Contributed by Ryan Wheeler
Since the early 1990s the Robert S. Peabody Institute of Archaeology has been searching for objects missing from its collection. Among the missing items are carved and decorated stone, shell, and ceramic pieces from sites in Georgia and Maine.
The Peabody has celebrated the return of four missing artifacts, most notably the Etowah monolithic axe. The Boston Globe recently covered the story.
At least two engraved shell disks remain at large. A $2,500 reward is being offered for information that leads to the recovery of the missing artifacts.
These objects were excavated at the Etowah and Little Egypt sites in Georgia between 1925 and 1928 by Warren K. Moorehead, then-director of the Peabody Institute. The Etowah and Little Egypt sites date from AD 1000 to AD 1550. Southeastern sites of this period are linked to modern-day Native American tribes through the Creek language. Many of the objects are funerary belongings and subject to repatriation under the Native American Graves Protection and Repatriation Act (NAGPRA).

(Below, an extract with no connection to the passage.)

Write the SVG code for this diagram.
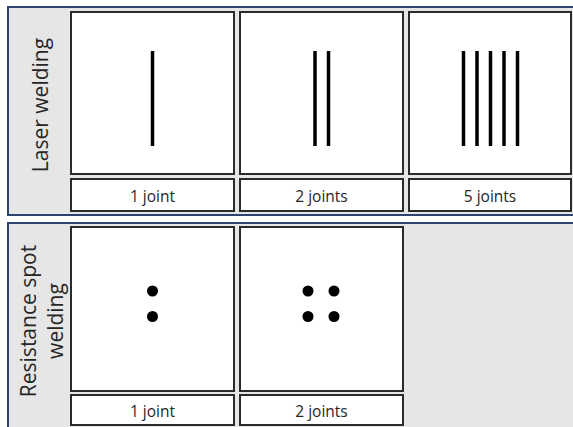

Object: Hightower or Big Toco style shell gorget
Provenance: excavated by Warren King Moorehead in 1926 from Burial 37, Mound C, Etowah site (9BR01), Cartersville, Bartow County, Georgia, USA
Description: a small engraved and excised disk cut from marine shell depicting a dancing human figure with decapitated head; approximately 2.5-inches in diameter; Native American Mississippian culture circa A.D. 1250-1375
Catalog #: 62042
Object: Carters Quarter style shell gorget
Provenance: excavated by Warren King Moorehead, 1925-1927, from either the Etowah site (9BR01), Bartow County, Georgia, or Little Egypt site (9MU102), Murray County, Georgia, USA
Description: highly stylized rattlesnake design incised and cut-out of marine shell disk with perforations for suspension as a pendant or gorget. Approximately 5 inches maximum width. Native American Mississippian culture circa A.D. 1400-1600.